• An approved bond will not raise taxes
• Repair list comes from a comprehensive 2022 engineer review
• USD 379 capital outlay accounts for about $1.5 in maintenance, or $3.59 per square foot
• Repairs and maintenance have been deferred due to lack of funds
On the evening of November 3rd, a bond focus group meeting was held at Garfield School. The meeting was hosted by HTK Architects, the company hired by USD 379 to handle a potential bond issue. Clayton Kelley with Piper Sandler, a public finance company out of Kansas City, also presented.
The meeting began with a recap about two tax-neutral bond options.

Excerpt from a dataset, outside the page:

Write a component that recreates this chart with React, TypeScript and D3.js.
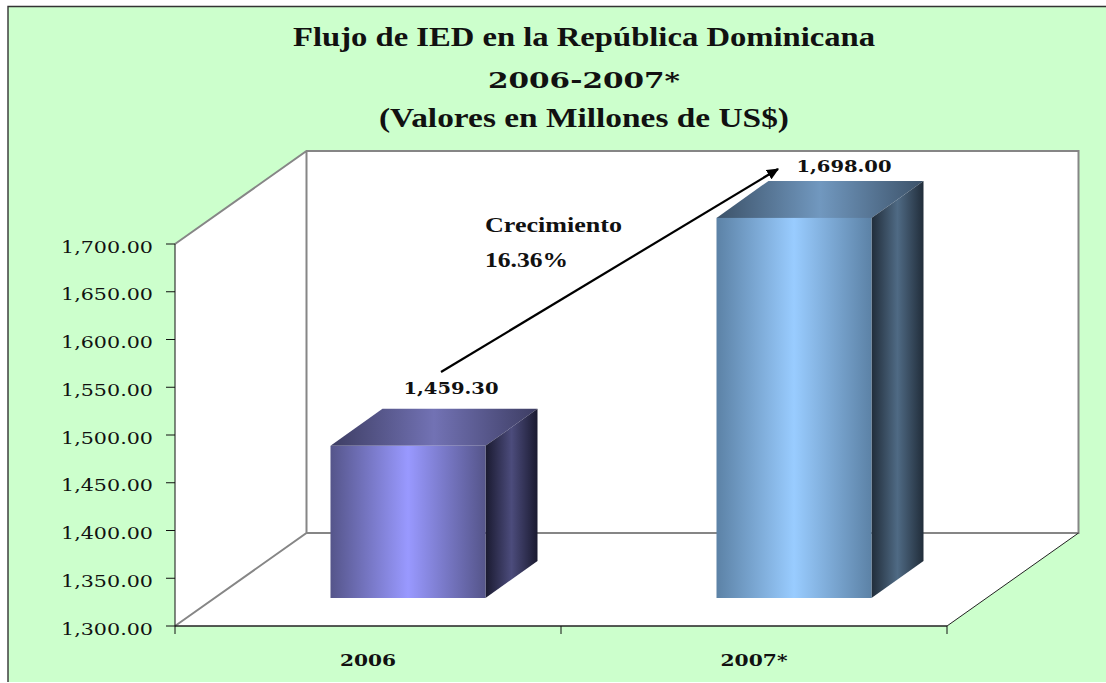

Option A: 15-year, $10.25 million
Option A is a “maintenance only” option to repair roofs and exterior envelopes, repave parking lots, update playgrounds with ADA compliant equipment, a parking lot for the district gym, and replace the bleachers and gym floor at CCCHS.
Option B: 20-year, $11.8 million
Option B is a “consolidation” option. This would include a three-classroom addition to Lincoln to house grades K-5; Garfield would hold preschool and district offices; no changes to Wakefield or Clay Center middle or high schools. Maintenance would still be included, with roofing repairs paid out of capital outlay.
Upcoming:
The USD 379 school board will choose if they wish to pursue one of the bond options on or by December 8th. Their bond choice would be up for public vote in March of 2026.
Expiring Bond
The current USD 379 bond will expire in early 2026, four years before it was originally scheduled to mature, in 2030. By refinancing at a lower rate, the district saved taxpayers around $350,000 in interest, said Superintendent, Brett Nelson.
Clayton Kelley, Managing Director of Education for public lending sector, Piper Sandler, said the potential bond would still include 6.8 mills – avoiding costing taxpayers additional dollars.
“This is already a good example of what the district has done to be responsible with its funds,” Kelley said.
“We really pride ourselves on putting together a financial plan for the district that’s conservative and cautious.” Kelley said projections for a potential 2026 bond is planned without assuming continued assessed valuation growth.
“That’s not a projection, it just puts the district in a position where you’re in a really cautious financial plan.”
He added that the school district’s assessed valuation has grown more than 5% annually over the last 10-15 years, which has also contributed to the existing bond’s early payoff.
In addition, Kelley said school districts often refinance to lower their interest rates, a move that would create further savings.
“The great thing about your district is you’re in a position to take care of a lot of facility needs, keep the bond and interest fund mill levy flat and continue to keep the total district’s mill levy lower than the state average.”
Meanwhile, Maria Kutina, principal architect at HTK said bonds are what allow school districts to maintain their property through rising maintenance costs.
“This is actually quite a bit of work to get done for this amount of money,” Kutina said. “Things are just so expensive.”
Finally, attendees were asked to discuss positives and challenges of each option, which will be presented to the school board for review.